Fourthly, let us accept that relaxing the rules on development will not necessarily help the economy—a point that has already been made. Houses are not being built because home buyers cannot get mortgages as a result of the huge deposits required, not because of a lack of available land with planning permission. The only reason houses are not being built is that builders cannot sell them. Across the country thousands of newly built and older homes are currently unoccupied, as I have already pointed out, and developers are sitting on hundreds of thousands of unimplemented planning permissions. In Kirklees alone there is land equivalent to 5.1% of the existing housing stock or about 16 years' supply of building land at current levels of house building activity already with planning permission, but it has not been built on yet.
Fifthly, although the framework offers some theoretical protection to green-belt land, for example for sites of special scientific interest and heritage sites, it also gives local authorities and developers the freedom to override those protections if development can be shown to offer significant economic benefit. It offers no protection to other greenfield land. That is wholly inappropriate in semi-urban areas, and we are really worried in my part of the world, particularly with provisional open land, that the net effect might be that the villages will end up sprawling together. These are all points that my local community groups have been talking about.
As I have said, people in my neck of the woods are between a rock and a hard place. On one hand there is the presumption in favour of sustainable development if no local plan is in place, and local people are interpreting that as a developer’s charter. On the other hand, there is a Labour-run local council that is trying to shove through the plans for 28,000 new homes by massive green-belt release. We have either a flawed local plan or that presumption; no wonder people in my area are so worried.
I am genuinely interested in the hon. Gentleman’s answer to this question: are community groups in his constituency coming forward with an alternative plan, through neighbourhood forums and their own neighbourhood plans, for areas where they could accommodate new housing growth?

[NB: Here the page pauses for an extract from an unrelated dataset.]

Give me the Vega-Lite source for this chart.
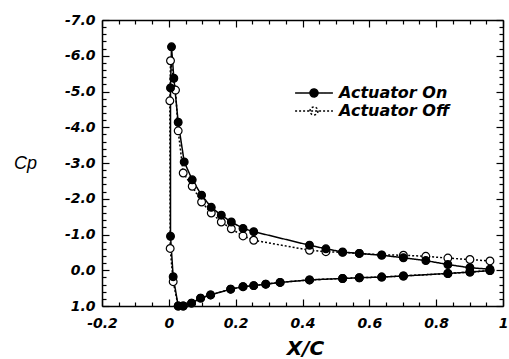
{
  "$schema": "https://vega.github.io/schema/vega-lite/v6.json",
  "width": 401,
  "height": 286,
  "autosize": "none",
  "padding": {"left": 102, "top": 20, "right": 6, "bottom": 53},
  "background": "white",
  "config": {
    "view": {"stroke": null},
    "axis": {
      "grid": false,
      "domainColor": "black",
      "domainWidth": 1.5,
      "tickColor": "black",
      "tickWidth": 1.2,
      "labelColor": "black",
      "labelFont": "DejaVu Sans",
      "labelFontStyle": "italic",
      "labelFontWeight": "bold",
      "labelFontSize": 14,
      "labelOverlap": false,
      "labelFlush": false,
      "titleColor": "black"
    },
    "legend": {
      "labelFont": "DejaVu Sans",
      "labelFontStyle": "italic",
      "labelFontWeight": "bold",
      "labelFontSize": 16,
      "labelColor": "black",
      "labelLimit": 300
    }
  },
  "data": {
    "values": [
      {"s": "Actuator Off", "i": 1, "x": 0.961, "cp": -0.26},
      {"s": "Actuator Off", "i": 2, "x": 0.901, "cp": -0.30},
      {"s": "Actuator Off", "i": 3, "x": 0.835, "cp": -0.34},
      {"s": "Actuator Off", "i": 4, "x": 0.769, "cp": -0.39},
      {"s": "Actuator Off", "i": 5, "x": 0.702, "cp": -0.42},
      {"s": "Actuator Off", "i": 6, "x": 0.637, "cp": -0.43},
      {"s": "Actuator Off", "i": 7, "x": 0.57, "cp": -0.47},
      {"s": "Actuator Off", "i": 8, "x": 0.52, "cp": -0.50},
      {"s": "Actuator Off", "i": 9, "x": 0.47, "cp": -0.52},
      {"s": "Actuator Off", "i": 10, "x": 0.421, "cp": -0.56},
      {"s": "Actuator Off", "i": 11, "x": 0.254, "cp": -0.84},
      {"s": "Actuator Off", "i": 12, "x": 0.222, "cp": -0.96},
      {"s": "Actuator Off", "i": 13, "x": 0.187, "cp": -1.16},
      {"s": "Actuator Off", "i": 14, "x": 0.157, "cp": -1.35},
      {"s": "Actuator Off", "i": 15, "x": 0.127, "cp": -1.60},
      {"s": "Actuator Off", "i": 16, "x": 0.098, "cp": -1.91},
      {"s": "Actuator Off", "i": 17, "x": 0.07, "cp": -2.35},
      {"s": "Actuator Off", "i": 18, "x": 0.043, "cp": -2.72},
      {"s": "Actuator Off", "i": 19, "x": 0.028, "cp": -3.90},
      {"s": "Actuator Off", "i": 20, "x": 0.02, "cp": -5.04},
      {"s": "Actuator Off", "i": 21, "x": 0.005, "cp": -5.86},
      {"s": "Actuator Off", "i": 22, "x": 0.003, "cp": -4.74},
      {"s": "Actuator Off", "i": 23, "x": 0.004, "cp": -0.61},
      {"s": "Actuator Off", "i": 24, "x": 0.013, "cp": 0.32},
      {"s": "Actuator Off", "i": 25, "x": 0.028, "cp": 1.0},
      {"s": "Actuator Off", "i": 26, "x": 0.043, "cp": 1.0},
      {"s": "Actuator Off", "i": 27, "x": 0.068, "cp": 0.92},
      {"s": "Actuator Off", "i": 28, "x": 0.095, "cp": 0.78},
      {"s": "Actuator Off", "i": 29, "x": 0.125, "cp": 0.69},
      {"s": "Actuator Off", "i": 30, "x": 0.185, "cp": 0.53},
      {"s": "Actuator Off", "i": 31, "x": 0.222, "cp": 0.46},
      {"s": "Actuator Off", "i": 32, "x": 0.254, "cp": 0.43},
      {"s": "Actuator Off", "i": 33, "x": 0.29, "cp": 0.39},
      {"s": "Actuator Off", "i": 34, "x": 0.333, "cp": 0.34},
      {"s": "Actuator Off", "i": 35, "x": 0.421, "cp": 0.27},
      {"s": "Actuator Off", "i": 36, "x": 0.52, "cp": 0.23},
      {"s": "Actuator Off", "i": 37, "x": 0.57, "cp": 0.21},
      {"s": "Actuator Off", "i": 38, "x": 0.637, "cp": 0.19},
      {"s": "Actuator Off", "i": 39, "x": 0.702, "cp": 0.16},
      {"s": "Actuator Off", "i": 40, "x": 0.835, "cp": 0.09},
      {"s": "Actuator Off", "i": 41, "x": 0.901, "cp": 0.05},
      {"s": "Actuator Off", "i": 42, "x": 0.961, "cp": 0.01},
      {"s": "Actuator On", "i": 1, "x": 0.961, "cp": -0.03},
      {"s": "Actuator On", "i": 2, "x": 0.901, "cp": -0.07},
      {"s": "Actuator On", "i": 3, "x": 0.835, "cp": -0.16},
      {"s": "Actuator On", "i": 4, "x": 0.769, "cp": -0.27},
      {"s": "Actuator On", "i": 5, "x": 0.702, "cp": -0.35},
      {"s": "Actuator On", "i": 6, "x": 0.637, "cp": -0.42},
      {"s": "Actuator On", "i": 7, "x": 0.57, "cp": -0.47},
      {"s": "Actuator On", "i": 8, "x": 0.52, "cp": -0.51},
      {"s": "Actuator On", "i": 9, "x": 0.47, "cp": -0.60},
      {"s": "Actuator On", "i": 10, "x": 0.421, "cp": -0.70},
      {"s": "Actuator On", "i": 11, "x": 0.254, "cp": -1.08},
      {"s": "Actuator On", "i": 12, "x": 0.222, "cp": -1.17},
      {"s": "Actuator On", "i": 13, "x": 0.187, "cp": -1.35},
      {"s": "Actuator On", "i": 14, "x": 0.157, "cp": -1.54},
      {"s": "Actuator On", "i": 15, "x": 0.127, "cp": -1.76},
      {"s": "Actuator On", "i": 16, "x": 0.098, "cp": -2.10},
      {"s": "Actuator On", "i": 17, "x": 0.07, "cp": -2.53},
      {"s": "Actuator On", "i": 18, "x": 0.046, "cp": -3.03},
      {"s": "Actuator On", "i": 19, "x": 0.028, "cp": -4.14},
      {"s": "Actuator On", "i": 20, "x": 0.015, "cp": -5.37},
      {"s": "Actuator On", "i": 21, "x": 0.008, "cp": -6.25},
      {"s": "Actuator On", "i": 22, "x": 0.005, "cp": -5.10},
      {"s": "Actuator On", "i": 23, "x": 0.005, "cp": -0.95},
      {"s": "Actuator On", "i": 24, "x": 0.013, "cp": 0.18},
      {"s": "Actuator On", "i": 25, "x": 0.028, "cp": 1.0},
      {"s": "Actuator On", "i": 26, "x": 0.043, "cp": 1.0},
      {"s": "Actuator On", "i": 27, "x": 0.068, "cp": 0.92},
      {"s": "Actuator On", "i": 28, "x": 0.095, "cp": 0.78},
      {"s": "Actuator On", "i": 29, "x": 0.125, "cp": 0.69},
      {"s": "Actuator On", "i": 30, "x": 0.185, "cp": 0.53},
      {"s": "Actuator On", "i": 31, "x": 0.222, "cp": 0.46},
      {"s": "Actuator On", "i": 32, "x": 0.254, "cp": 0.43},
      {"s": "Actuator On", "i": 33, "x": 0.29, "cp": 0.39},
      {"s": "Actuator On", "i": 34, "x": 0.333, "cp": 0.34},
      {"s": "Actuator On", "i": 35, "x": 0.421, "cp": 0.27},
      {"s": "Actuator On", "i": 36, "x": 0.52, "cp": 0.23},
      {"s": "Actuator On", "i": 37, "x": 0.57, "cp": 0.21},
      {"s": "Actuator On", "i": 38, "x": 0.637, "cp": 0.19},
      {"s": "Actuator On", "i": 39, "x": 0.702, "cp": 0.16},
      {"s": "Actuator On", "i": 40, "x": 0.835, "cp": 0.09},
      {"s": "Actuator On", "i": 41, "x": 0.901, "cp": 0.05},
      {"s": "Actuator On", "i": 42, "x": 0.961, "cp": 0.01}
    ]
  },
  "resolve": {"axis": {"x": "independent", "y": "independent"}},
  "layer": [
    {
      "mark": {"type": "line", "color": "black", "strokeWidth": 1.5},
      "encoding": {
        "x": {
          "field": "x", "type": "quantitative",
          "scale": {"domain": [-0.2, 1], "nice": false, "zero": false},
          "axis": {
            "orient": "bottom",
            "values": [-0.2,-0.15,-0.1,-0.05,0,0.05,0.1,0.15,0.2,0.25,0.3,0.35,0.4,0.45,0.5,0.55,0.6,0.65,0.7,0.75,0.8,0.85,0.9,0.95,1],
            "labelExpr": "abs(datum.value*5-round(datum.value*5))<0.001 ? (datum.value < -0.001 ? '-' : '') + format(abs(datum.value), '~g') : ''",
            "tickSize": {"condition": {"test": "abs(datum.value*5-round(datum.value*5))<0.001", "value": -7}, "value": -4},
            "labelPadding": 17,
            "title": "X/C",
            "titleFont": "DejaVu Sans",
            "titleFontStyle": "italic",
            "titleFontWeight": "bold",
            "titleFontSize": 20,
            "titleX": 203,
            "titleY": 42,
            "titleBaseline": "middle",
            "titleAlign": "center"
          }
        },
        "y": {
          "field": "cp", "type": "quantitative",
          "scale": {"domain": [-7, 1], "reverse": true, "nice": false, "zero": false},
          "axis": {
            "orient": "left",
            "values": [-7,-6.8,-6.6,-6.4,-6.2,-6,-5.8,-5.6,-5.4,-5.2,-5,-4.8,-4.6,-4.4,-4.2,-4,-3.8,-3.6,-3.4,-3.2,-3,-2.8,-2.6,-2.4,-2.2,-2,-1.8,-1.6,-1.4,-1.2,-1,-0.8,-0.6,-0.4,-0.2,0,0.2,0.4,0.6,0.8,1],
            "labelExpr": "abs(datum.value-round(datum.value))<0.001 ? (datum.value < -0.001 ? '-' : '') + format(abs(datum.value), '.1f') : ''",
            "tickSize": {"condition": {"test": "abs(datum.value-round(datum.value))<0.001", "value": -7}, "value": -4},
            "labelPadding": 14,
            "title": "Cp",
            "titleFont": "Liberation Sans",
            "titleFontStyle": "italic",
            "titleFontWeight": "normal",
            "titleFontSize": 18,
            "titleAngle": 0,
            "titleX": -77,
            "titleY": 143,
            "titleAlign": "center",
            "titleBaseline": "middle"
          }
        },
        "detail": {"field": "s"},
        "order": {"field": "i", "type": "quantitative"},
        "strokeDash": {
          "field": "s", "type": "nominal",
          "scale": {"domain": ["Actuator On", "Actuator Off"], "range": [[1, 0], [2, 2]]},
          "legend": {
            "title": null,
            "orient": "none",
            "legendX": 204,
            "legendY": 65,
            "symbolType": "M-2.7,0H2.7M0.57,0A0.57,0.57,0,1,1,-0.57,0A0.57,0.57,0,1,1,0.57,0Z",
            "symbolSize": 196,
            "symbolStrokeColor": "black",
            "symbolStrokeWidth": 1.5,
            "labelOffset": 17,
            "rowPadding": 2
          }
        }
      }
    },
    {
      "mark": {"type": "point", "filled": true, "shape": "circle", "size": 60, "stroke": "black", "strokeWidth": 1.2, "opacity": 1},
      "encoding": {
        "x": {"field": "x", "type": "quantitative", "axis": null},
        "y": {"field": "cp", "type": "quantitative", "axis": null},
        "fill": {
          "field": "s", "type": "nominal",
          "scale": {"domain": ["Actuator On", "Actuator Off"], "range": ["black", "white"]},
          "legend": {
            "title": null,
            "orient": "none",
            "legendX": 204,
            "legendY": 65,
            "symbolType": "M-2.7,0H2.7M0.57,0A0.57,0.57,0,1,1,-0.57,0A0.57,0.57,0,1,1,0.57,0Z",
            "symbolSize": 196,
            "symbolStrokeColor": "black",
            "symbolStrokeWidth": 1.5,
            "labelOffset": 17,
            "rowPadding": 2
          }
        }
      }
    },
    {
      "mark": {"type": "point", "opacity": 0},
      "encoding": {
        "x": {
          "field": "x", "type": "quantitative",
          "axis": {
            "orient": "top",
            "values": [-0.2,-0.15,-0.1,-0.05,0,0.05,0.1,0.15,0.2,0.25,0.3,0.35,0.4,0.45,0.5,0.55,0.6,0.65,0.7,0.75,0.8,0.85,0.9,0.95,1],
            "labels": false,
            "tickSize": {"condition": {"test": "abs(datum.value*5-round(datum.value*5))<0.001", "value": -7}, "value": -4},
            "title": null
          }
        },
        "y": {
          "field": "cp", "type": "quantitative",
          "axis": {
            "orient": "right",
            "values": [-7,-6.8,-6.6,-6.4,-6.2,-6,-5.8,-5.6,-5.4,-5.2,-5,-4.8,-4.6,-4.4,-4.2,-4,-3.8,-3.6,-3.4,-3.2,-3,-2.8,-2.6,-2.4,-2.2,-2,-1.8,-1.6,-1.4,-1.2,-1,-0.8,-0.6,-0.4,-0.2,0,0.2,0.4,0.6,0.8,1],
            "labels": false,
            "tickSize": {"condition": {"test": "abs(datum.value-round(datum.value))<0.001", "value": -7}, "value": -4},
            "title": null
          }
        }
      }
    }
  ]
}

The hon. Lady makes an excellent point. That is why I have given those groups details about the neighbourhood planning front-runners scheme, which can assist them in developing neighbourhood plans and provide funding of up to £20,000 to help that. The groups are very well organised and I have pointed them in the right direction. They have come forward and are working with other local groups, such as civic societies, town trusts and parish councils, to come up with a neighbourhood plan, which is a very positive side of our localism structure.
In summary, we should of course simplify the planning system, but let us prioritise developments on brownfield sites, bring empty homes back into use and protect what is left of our countryside by ensuring that local plans genuinely reflect local wishes.